Le cerveau possède des milliards de neurones et son fonctionnement dépend de la façon dont ils communiquent entre eux. Comment caractériser ce réseau complexe de connexions dont la compréhension est fondamentale pour appréhender de nombreuses pathologies ? Grâce à une théorie mathématique, la théorie des graphes, répondent Fabrizio De Vico Fallani et Mario Chavez, respectivement chercheurs INRIA et CNRS à l’Institut du Cerveau – ICM dans l’équipe ARAMIS. Ces deux scientifiques viennent de développer un nouvel outil pour analyser et modéliser les réseaux complexes du cerveau. Cette méthode appelée ECO permettrait, à terme, de mieux quantifier les effets des maladies neurologiques et des désordres mentaux sur l’organisation structurale et fonctionnelle du cerveau.
En neuroscience, les réseaux d’interactions complexes du cerveau sont estimées à partir de données biologiques expérimentales, notamment des données d’imagerie obtenues par IRM, MEG ou encore EEG. Comment établir au mieux l’organisation de ce système et décrire de façon simple ce réseau complexe du cerveau ?
Pour répondre à ces questions, Fabrizio De Vico Fallani et Mario Chavez ont développé un outil mathématique qui permet de caractériser les connexions cérébrales. « Tous les systèmes biologiques tentent d’optimiser l’efficacité de leurs connexions tout en considérant le coût de leur mise en place, ils doivent donc trouver un compromis entre l’efficacité des connexions établies et l’énergie dépensée pour les mettre en place », explique Fabrizio De Vico Fallani. La méthode développée par les chercheurs, appelée ECO, est basée sur l’optimisation des propriétés fondamentales des systèmes complexes, telle que le compromis entre l’efficacité de ces connexions et leur coût. « Quand ces deux critères sont maximisés, on arrive à obtenir une représentation optimale des systèmes biologiques, à obtenir un réseau de connectivité qui représente bien l’organisation du système étudié, en l’occurrence le cerveau. »

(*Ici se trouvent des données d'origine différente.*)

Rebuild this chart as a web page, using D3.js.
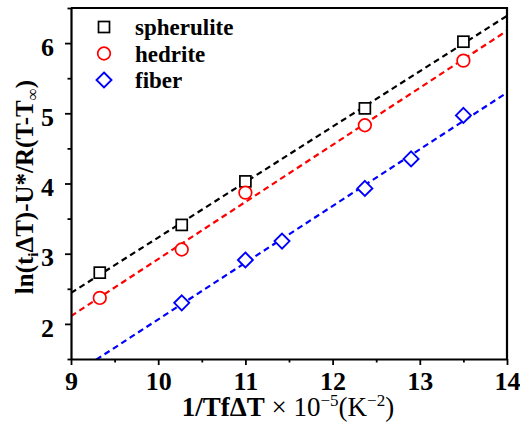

Les interactions entre toutes les régions du cerveau ne sont pas connues et peuvent seulement être estimées, il est donc nécessaire de développer des méthodes pour déterminer les connexions les plus pertinentes. « Notre méthode vise à répondre à une question très précise à laquelle il n’y avait pas de réponse jusqu’à maintenant : quel est le nombre de liens qu’il faut considérer pour avoir une représentation synthétique d’un système biologique connecté, ici le cerveau ? Nous avons obtenu une loi mathématique qui nous dit quel est le nombre optimal de liens que l’on doit considérer quand on veut analyser un système connecté biologique comme le cerveau. » Ce nombre optimal de connexions dépend du nombre de « nœuds » du système, les nœuds correspondant à des zones du cerveau qui communiquent entre elles. « Ainsi, nous obtenons une représentation compacte du système biologique qui permet d’analyser les conséquences d’un dysfonctionnement de façon plus efficace et plus rapide.»
En comparant, via différentes méthodes d’analyse (EEG, IRM, MEG..) des sujets sains et des sujets malades, (AVC, coma ou d’épilepsie) les chercheurs ont mis en évidence que leurs cerveaux présentent des différences au niveau de l’organisation spatiale, ou topologique, des connexions. « Pour qu’un système fonctionne correctement, il ne doit être ni trop, ni pas assez connecté. Ce qui est important pour le fonctionnement optimal du cerveau, ce n’est pas le nombre de connexions mais la façon dont elles sont distribuées. La maladie a des effets disruptifs sur l’organisation des réseaux soit en augmentant le nombre de connexions entre les régions spatialement distantes, soit en le réduisant de façon excessive. »
Cette méthode permet d’évaluer les différentes propriétés du réseau cérébral et d’améliorer l’analyse et la caractérisation des réseaux du cerveau chez des sujets sains ou malades.
Les applications de cet outil sont nombreuses, il permettrait de quantifier les effets des désordres mentaux et des maladies neurologiques sur l’organisation structurale et fonctionnelle du cerveau. Il pourrait également être utilisé pour analyser des réseaux biologiques construits à partir de données expérimentales et identifier les biomarqueurs impliqués dans les différentes maladies neurologiques.
Cette recherche a été sélectionnée pour la couverture du Plos Computational Biology de Janvier 2017.